Из наших голов уже выветрилась вся эта русско-интеллигентская дурь. Нам выпало сомнительное счастье наблюдать сбычу мечт русской интеллигенции. Всю эту продажную кодлу однажды лет на десять подпустили к барскому столу, с которого некоторым упало несколько крошек и обглоданных уже костей. И на что же они оказались способны? Лучше не вспоминать, хотя развидеть уже невозможно…
Многие из нас очень рано лишились иллюзий. Подчас раньше, чем девственности. Нас кинула страна очень рано, когда еще не истек наш комсомольский срок. Нам удалось выжить в 90-е годы, но самое сложное и ценное – многие, очень многие из нас, нашли в себе душевные силы на то, чтобы еще раз поверить своей собственной стране. Поверить не без опаски, не без страха. Лично мне выдать такой кредит доверия своей ветреной Родине было очень непросто. Если Родина нас не подведет, мы сможем научить этому других.
Не без нескромности нужно признать, что мы будем в XXI веке последними из могикан. Мы будем последними доцифровыми людьми ручной выделки. И этот наш доцифровой опыт сегодня изо всех сил пытаются обесценить и дискредитировать. Нашу критику, нашу экспертизу, стараются представить в качестве старческого брюзжания. Чем дальше, тем все больше мы будем утопать со своими словесами в эйджистском болоте «отцов и детей». Нам придется постоянно доказывать, что мы не про «в наше время трава была зеленее, а солнце светило ярче», а про что-то другое.
На наших глазах рождался постмодернистский треш и глум. На наших глазах эти треш и глум стремительно уже подыхают, зато рождается новый пафос, а мы знаем толк в пафосе. Мы знаем, каков он на слух, мы пробовали, каков он на вкус. Самое, пожалуй, главное – мы обладаем бесценной способностью к транзистенции, постоянству перехода из одного состояния в другое.
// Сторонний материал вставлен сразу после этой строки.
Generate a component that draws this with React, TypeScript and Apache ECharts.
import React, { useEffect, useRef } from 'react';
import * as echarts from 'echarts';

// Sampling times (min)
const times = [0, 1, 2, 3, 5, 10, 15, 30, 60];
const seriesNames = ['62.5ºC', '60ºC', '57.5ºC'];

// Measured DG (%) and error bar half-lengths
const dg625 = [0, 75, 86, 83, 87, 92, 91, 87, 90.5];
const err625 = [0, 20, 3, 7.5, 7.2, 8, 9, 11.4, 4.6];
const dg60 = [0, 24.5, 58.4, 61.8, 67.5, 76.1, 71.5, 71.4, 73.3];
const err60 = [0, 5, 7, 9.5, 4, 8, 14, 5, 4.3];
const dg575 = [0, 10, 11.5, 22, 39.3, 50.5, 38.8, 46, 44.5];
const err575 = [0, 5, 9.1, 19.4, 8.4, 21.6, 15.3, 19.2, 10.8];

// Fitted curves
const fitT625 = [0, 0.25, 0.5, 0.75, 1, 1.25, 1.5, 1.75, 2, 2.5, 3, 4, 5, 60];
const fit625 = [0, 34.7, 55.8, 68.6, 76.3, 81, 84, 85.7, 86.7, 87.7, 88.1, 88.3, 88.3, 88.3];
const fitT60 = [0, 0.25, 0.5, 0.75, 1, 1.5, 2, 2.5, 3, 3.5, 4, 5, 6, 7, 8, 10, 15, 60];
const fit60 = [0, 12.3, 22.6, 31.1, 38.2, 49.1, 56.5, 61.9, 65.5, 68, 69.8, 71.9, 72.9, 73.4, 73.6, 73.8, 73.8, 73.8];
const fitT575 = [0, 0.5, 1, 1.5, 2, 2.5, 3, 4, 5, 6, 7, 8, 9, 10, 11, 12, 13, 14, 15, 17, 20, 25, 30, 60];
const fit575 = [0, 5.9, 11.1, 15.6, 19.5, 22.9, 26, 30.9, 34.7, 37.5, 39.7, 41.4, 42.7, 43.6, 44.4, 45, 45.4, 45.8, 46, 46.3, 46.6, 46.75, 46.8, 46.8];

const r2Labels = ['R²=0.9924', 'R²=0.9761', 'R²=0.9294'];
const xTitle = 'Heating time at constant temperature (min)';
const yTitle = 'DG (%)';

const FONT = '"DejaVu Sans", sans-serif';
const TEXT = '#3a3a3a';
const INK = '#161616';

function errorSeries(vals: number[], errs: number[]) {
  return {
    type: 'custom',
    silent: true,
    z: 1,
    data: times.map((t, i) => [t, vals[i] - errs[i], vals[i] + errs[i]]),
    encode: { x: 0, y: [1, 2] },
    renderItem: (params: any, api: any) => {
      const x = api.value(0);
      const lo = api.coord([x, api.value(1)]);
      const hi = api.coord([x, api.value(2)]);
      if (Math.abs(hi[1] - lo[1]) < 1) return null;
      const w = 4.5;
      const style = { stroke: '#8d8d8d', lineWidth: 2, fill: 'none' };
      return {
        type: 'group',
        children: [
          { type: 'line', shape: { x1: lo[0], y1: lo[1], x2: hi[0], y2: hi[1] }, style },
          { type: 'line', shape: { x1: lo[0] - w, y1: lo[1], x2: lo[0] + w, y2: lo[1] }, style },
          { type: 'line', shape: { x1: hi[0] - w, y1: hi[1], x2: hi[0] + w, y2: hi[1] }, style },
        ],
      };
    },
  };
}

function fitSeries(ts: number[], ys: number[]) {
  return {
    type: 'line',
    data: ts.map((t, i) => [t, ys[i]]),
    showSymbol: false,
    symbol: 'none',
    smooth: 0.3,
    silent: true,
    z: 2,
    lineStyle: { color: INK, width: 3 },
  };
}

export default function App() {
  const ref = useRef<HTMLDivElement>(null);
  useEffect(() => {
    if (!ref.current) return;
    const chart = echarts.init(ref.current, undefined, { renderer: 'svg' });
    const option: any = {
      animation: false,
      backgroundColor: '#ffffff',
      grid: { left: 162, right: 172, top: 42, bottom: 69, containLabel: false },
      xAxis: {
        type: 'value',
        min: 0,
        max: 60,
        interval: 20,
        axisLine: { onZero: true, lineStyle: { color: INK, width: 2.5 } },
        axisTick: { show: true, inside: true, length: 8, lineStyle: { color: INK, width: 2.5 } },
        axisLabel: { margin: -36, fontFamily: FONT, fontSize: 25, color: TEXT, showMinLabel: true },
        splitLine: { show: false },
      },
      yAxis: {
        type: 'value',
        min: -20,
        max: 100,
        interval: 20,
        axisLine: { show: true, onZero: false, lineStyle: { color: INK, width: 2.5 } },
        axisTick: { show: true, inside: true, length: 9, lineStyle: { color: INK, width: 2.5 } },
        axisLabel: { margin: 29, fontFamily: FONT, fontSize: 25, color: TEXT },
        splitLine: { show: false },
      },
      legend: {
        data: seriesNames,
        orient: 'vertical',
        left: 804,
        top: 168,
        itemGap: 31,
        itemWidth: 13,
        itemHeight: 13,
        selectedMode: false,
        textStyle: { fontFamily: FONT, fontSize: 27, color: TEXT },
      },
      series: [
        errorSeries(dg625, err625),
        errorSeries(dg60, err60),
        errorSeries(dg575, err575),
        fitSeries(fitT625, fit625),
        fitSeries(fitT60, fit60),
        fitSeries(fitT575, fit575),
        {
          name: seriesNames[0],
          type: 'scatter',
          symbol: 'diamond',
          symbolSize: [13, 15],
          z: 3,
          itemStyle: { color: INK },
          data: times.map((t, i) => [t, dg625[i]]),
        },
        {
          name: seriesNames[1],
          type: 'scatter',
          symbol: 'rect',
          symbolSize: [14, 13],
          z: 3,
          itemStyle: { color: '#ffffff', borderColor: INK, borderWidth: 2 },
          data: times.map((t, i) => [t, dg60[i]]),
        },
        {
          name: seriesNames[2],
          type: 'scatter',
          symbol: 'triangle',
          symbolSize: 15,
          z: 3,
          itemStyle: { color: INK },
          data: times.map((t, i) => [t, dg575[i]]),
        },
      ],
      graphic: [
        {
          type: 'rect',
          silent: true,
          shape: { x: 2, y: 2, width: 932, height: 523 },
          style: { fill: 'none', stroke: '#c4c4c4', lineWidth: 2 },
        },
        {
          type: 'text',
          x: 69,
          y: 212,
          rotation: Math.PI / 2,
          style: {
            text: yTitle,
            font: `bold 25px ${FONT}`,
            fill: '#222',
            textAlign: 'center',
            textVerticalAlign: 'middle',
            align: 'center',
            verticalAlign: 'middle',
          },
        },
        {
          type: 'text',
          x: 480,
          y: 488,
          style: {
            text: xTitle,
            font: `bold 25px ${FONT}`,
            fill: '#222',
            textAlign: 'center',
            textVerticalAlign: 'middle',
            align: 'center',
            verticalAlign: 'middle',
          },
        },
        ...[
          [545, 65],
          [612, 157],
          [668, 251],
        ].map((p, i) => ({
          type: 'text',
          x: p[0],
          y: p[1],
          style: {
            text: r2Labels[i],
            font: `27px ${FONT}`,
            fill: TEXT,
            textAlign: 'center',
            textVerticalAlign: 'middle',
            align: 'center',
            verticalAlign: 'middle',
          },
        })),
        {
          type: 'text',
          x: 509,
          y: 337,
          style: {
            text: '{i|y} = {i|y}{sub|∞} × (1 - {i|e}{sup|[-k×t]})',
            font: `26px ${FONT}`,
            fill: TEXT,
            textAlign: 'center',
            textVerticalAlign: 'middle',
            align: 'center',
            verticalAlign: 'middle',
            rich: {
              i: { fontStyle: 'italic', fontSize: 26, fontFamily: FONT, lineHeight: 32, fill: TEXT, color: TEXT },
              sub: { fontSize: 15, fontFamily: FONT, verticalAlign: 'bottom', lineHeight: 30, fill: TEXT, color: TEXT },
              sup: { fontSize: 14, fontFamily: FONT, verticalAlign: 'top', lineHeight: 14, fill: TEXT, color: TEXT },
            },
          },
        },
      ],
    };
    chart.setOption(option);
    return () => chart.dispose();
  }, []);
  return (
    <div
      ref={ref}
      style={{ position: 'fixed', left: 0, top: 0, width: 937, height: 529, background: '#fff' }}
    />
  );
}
Нашему поколению так и не удалось пожить толком в спокойные и мирные времена. Даже путинское благоденствие – лишь немного затянувшийся и растянувшийся миг для нас. Но все равно миг. Все равно в нас лежит глубокое, глубинное, уже непобедимое подспудное недоверие ко всему надежному, постоянному, хорошему. Мы видели, как быстро все это может разрушиться.
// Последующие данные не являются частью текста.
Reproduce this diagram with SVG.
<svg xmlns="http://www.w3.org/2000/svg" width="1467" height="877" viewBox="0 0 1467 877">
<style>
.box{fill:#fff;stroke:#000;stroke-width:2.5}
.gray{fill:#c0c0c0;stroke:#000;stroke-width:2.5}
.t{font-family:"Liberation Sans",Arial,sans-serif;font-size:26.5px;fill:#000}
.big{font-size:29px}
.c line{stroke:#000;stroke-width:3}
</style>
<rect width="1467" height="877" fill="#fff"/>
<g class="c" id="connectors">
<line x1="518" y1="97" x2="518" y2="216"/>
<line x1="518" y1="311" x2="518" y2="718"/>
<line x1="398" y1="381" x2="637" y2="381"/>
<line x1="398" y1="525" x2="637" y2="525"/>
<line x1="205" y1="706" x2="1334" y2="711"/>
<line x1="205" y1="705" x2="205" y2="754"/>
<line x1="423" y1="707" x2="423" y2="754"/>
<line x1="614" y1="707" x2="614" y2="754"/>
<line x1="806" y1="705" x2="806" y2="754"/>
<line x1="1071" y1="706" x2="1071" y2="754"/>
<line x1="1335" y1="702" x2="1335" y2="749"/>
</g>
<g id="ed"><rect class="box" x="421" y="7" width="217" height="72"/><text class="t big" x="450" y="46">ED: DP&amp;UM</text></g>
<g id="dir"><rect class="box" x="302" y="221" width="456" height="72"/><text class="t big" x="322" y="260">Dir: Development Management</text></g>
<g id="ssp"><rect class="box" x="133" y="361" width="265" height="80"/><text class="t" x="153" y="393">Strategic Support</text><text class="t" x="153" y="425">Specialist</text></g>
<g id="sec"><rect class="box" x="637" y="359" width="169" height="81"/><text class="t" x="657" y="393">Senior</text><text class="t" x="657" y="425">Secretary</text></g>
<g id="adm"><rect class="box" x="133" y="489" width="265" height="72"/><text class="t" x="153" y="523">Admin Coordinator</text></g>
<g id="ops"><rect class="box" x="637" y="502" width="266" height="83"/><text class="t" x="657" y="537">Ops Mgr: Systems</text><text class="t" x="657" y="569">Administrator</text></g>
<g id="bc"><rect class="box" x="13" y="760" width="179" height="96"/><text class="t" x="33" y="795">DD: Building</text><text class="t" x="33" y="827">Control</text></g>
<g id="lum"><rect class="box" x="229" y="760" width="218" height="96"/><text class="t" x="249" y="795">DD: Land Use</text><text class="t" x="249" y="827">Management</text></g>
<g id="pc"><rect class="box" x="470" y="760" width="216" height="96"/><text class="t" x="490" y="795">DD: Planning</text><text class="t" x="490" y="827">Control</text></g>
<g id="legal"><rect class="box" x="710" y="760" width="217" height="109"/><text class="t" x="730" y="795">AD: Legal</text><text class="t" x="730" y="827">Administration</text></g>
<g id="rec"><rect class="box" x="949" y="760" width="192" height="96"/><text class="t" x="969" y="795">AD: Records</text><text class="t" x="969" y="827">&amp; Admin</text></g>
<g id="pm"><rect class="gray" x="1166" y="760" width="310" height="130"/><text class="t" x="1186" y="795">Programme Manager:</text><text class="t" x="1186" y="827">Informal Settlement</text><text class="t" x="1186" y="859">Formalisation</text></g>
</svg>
Мы уже не задаем вопросы «неужели так можно было?». Мы уже знаем, что можно уже все, или почти все, или совсем скоро можно будет все. Боже, вы, молодые, даже не представляете себе, насколько многое с вами делать уже можно! Почти все! Вопрос совсем скорого времени, когда это случится. Да какое там! Это грозное «все» случается уже сейчас.
Пожалуй, самым грустным для нашего поколения будет помнить о тех мечтах, о том, каким мир мог бы быть. Мы видели в лицо возможный, но так и не случившийся мир. И нам будет особенно жалко молодых, которые уже не знали другой жизни. Нам не нужно жадничать. Нам просто необходимо поделиться. Хотя бы на словах и в словах. Быть может кто-то это все-таки когда-нибудь прочитает.
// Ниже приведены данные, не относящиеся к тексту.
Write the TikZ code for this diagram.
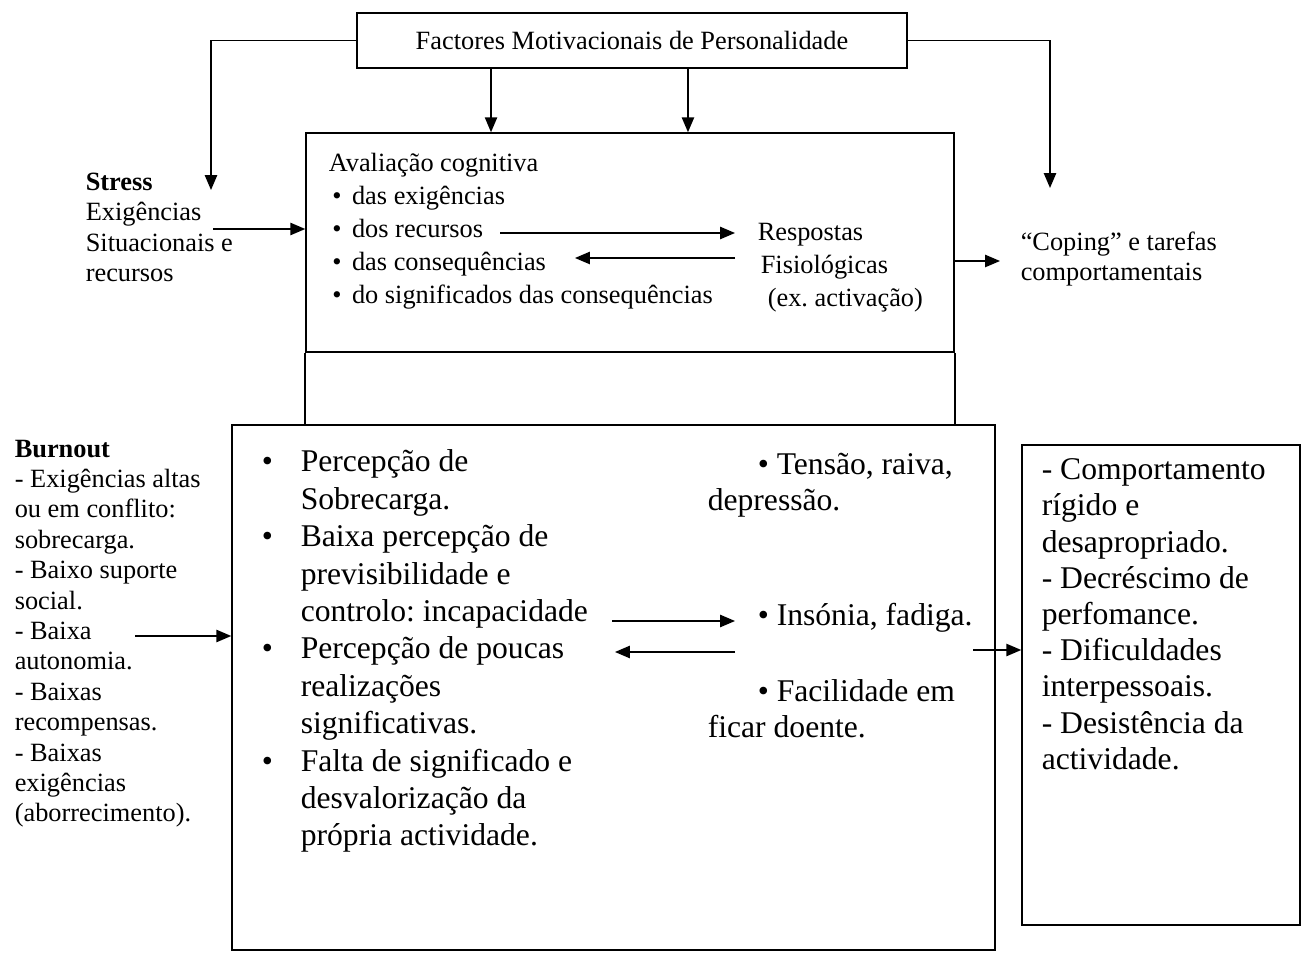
\documentclass[tikz,border=0pt]{standalone}
\usepackage{fontspec}
\setmainfont{Liberation Serif}
\usetikzlibrary{arrows.meta,positioning}
\frenchspacing

\newcommand{\marca}{\makebox[0.78cm][l]{•}}
\newcommand{\recuo}{\hspace*{0.78cm}}
\newcommand{\pto}{•\hspace{6pt}}

\begin{document}
\begin{tikzpicture}[x=0.02cm, y=-0.02cm, line width=0.9pt,
    >={Triangle[length=8.5pt,width=7pt]},
    box/.style={draw, rectangle, inner sep=0},
    txt/.style={anchor=north west, align=left, inner sep=0},
    small/.style={txt, font={\fontsize{15}{17.3}\selectfont}},
    mid/.style={txt, font={\fontsize{15}{18.8}\selectfont}},
    big/.style={txt, font={\fontsize{18}{21.3}\selectfont}},
    bigr/.style={txt, font={\fontsize{18}{20.6}\selectfont}}]
    \useasboundingbox (0,0) rectangle (1303,956);

    % caixas
    \node [box, minimum width=11cm, minimum height=1.1cm, font={\fontsize{15}{18}\selectfont}] (fmp) at (632,40.5) {Factores Motivacionais de Personalidade};
    \node [box, minimum width=12.96cm, minimum height=4.38cm] (aval) at (630,242.5) {};
    \node [box, minimum width=15.26cm, minimum height=10.5cm] (sint) at (613.5,687.5) {};
    \node [box, minimum width=5.56cm, minimum height=9.6cm] (consq) at (1161,685) {};
    \draw (aval.south west) -- (aval.south west |- sint.north);
    \draw (aval.south east) -- (aval.south east |- sint.north);

    % textos
    \node [small] (stress) at (85,172) {\textbf{Stress}\\Exigências\\Situacionais e\\recursos};
    \node [mid] (avtxt) at (328,152) {Avaliação cognitiva\\\hspace*{2pt}\pto das exigências\\\hspace*{2pt}\pto dos recursos\\\hspace*{2pt}\pto das consequências\\\hspace*{2pt}\pto do significados das consequências};
    \node [mid, inner xsep=0.44cm] (resp) at (735,222) {Respostas\\\hspace*{0.06cm}Fisiológicas\\\hspace*{0.2cm}(ex. activação)};
    \node [small, inner xsep=0.4cm] (coping) at (1000,231) {“Coping” e tarefas\\comportamentais};
    \node [small] (burn) at (14,439) {\textbf{Burnout}\\- Exigências altas\\ou em conflito:\\sobrecarga.\\- Baixo suporte\\social.\\- Baixa\\autonomia.\\- Baixas\\recompensas.\\- Baixas\\exigências\\(aborrecimento).};
    \node [big] (perc) at (261,449) {\marca Percepção de\\\recuo Sobrecarga.\\\marca Baixa percepção de\\\recuo previsibilidade e\\\recuo controlo: incapacidade\\\marca Percepção de poucas\\\recuo realizações\\\recuo significativas.\\\marca Falta de significado e\\\recuo desvalorização da\\\recuo própria actividade.};
    \node [bigr] (tens) at (707,452) {\hspace*{1cm}• Tensão, raiva,\\depressão.};
    \node [big, inner xsep=0.44cm] (ins) at (735,602) {• Insónia, fadiga.};
    \node [bigr] (facil) at (707,679) {\hspace*{1cm}• Facilidade em\\ficar doente.};
    \node [bigr] (cqtxt) at (1041,458) {- Comportamento\\rígido e\\desapropriado.\\- Decréscimo de\\perfomance.\\- Dificuldades\\interpessoais.\\- Desistência da\\actividade.};

    % pontos soltos das setas
    \coordinate (stin) at (211,190);
    \coordinate (copin) at (1050,188);
    \coordinate (stout) at (213,229);
    \coordinate (rec) at (500,233);
    \coordinate (cons) at (575,258);
    \coordinate (bout) at (135,636);
    \coordinate (inc) at (612,621);
    \coordinate (outc) at (615,652);
    \coordinate (sout) at (973,650);

    % setas
    \draw [->] (fmp.west) -| (stin);
    \draw [->] (fmp.east) -| (copin);
    \draw [->] ([xshift=-2.82cm]fmp.south) -- ([xshift=-2.82cm]fmp.south |- aval.north);
    \draw [->] ([xshift=1.12cm]fmp.south) -- ([xshift=1.12cm]fmp.south |- aval.north);
    \draw [->] (stout) -- (stout -| aval.west);
    \draw [->] (rec) -- (rec -| resp.west);
    \draw [->] (cons -| resp.west) -- (cons);
    \draw [->] ([yshift=-0.37cm]aval.east) -- ([yshift=-0.37cm]aval.east -| coping.west);
    \draw [->] (bout) -- (bout -| sint.west);
    \draw [->] (inc) -- (inc -| ins.west);
    \draw [->] (outc -| ins.west) -- (outc);
    \draw [->] (sout) -- (sout -| consq.west);
\end{tikzpicture}
\end{document}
Мне кажется, настали времена каких-то новых народных ополчений – с клавиатурой наперевес. И обязательно должно сложиться какое-то новое ополчение из еще живых «жертв» советского среднего и высшего гуманитарного образования. Мы еще остались. Мы еще в форме. Мы еще в себе. Нам необходимо на время войны превратиться в рыцарей здравого смысла. Мы еще имеем шанс вернуть управление вечно ускользающим будущим.
Не победим, так повеселимся. Вспомним молодость.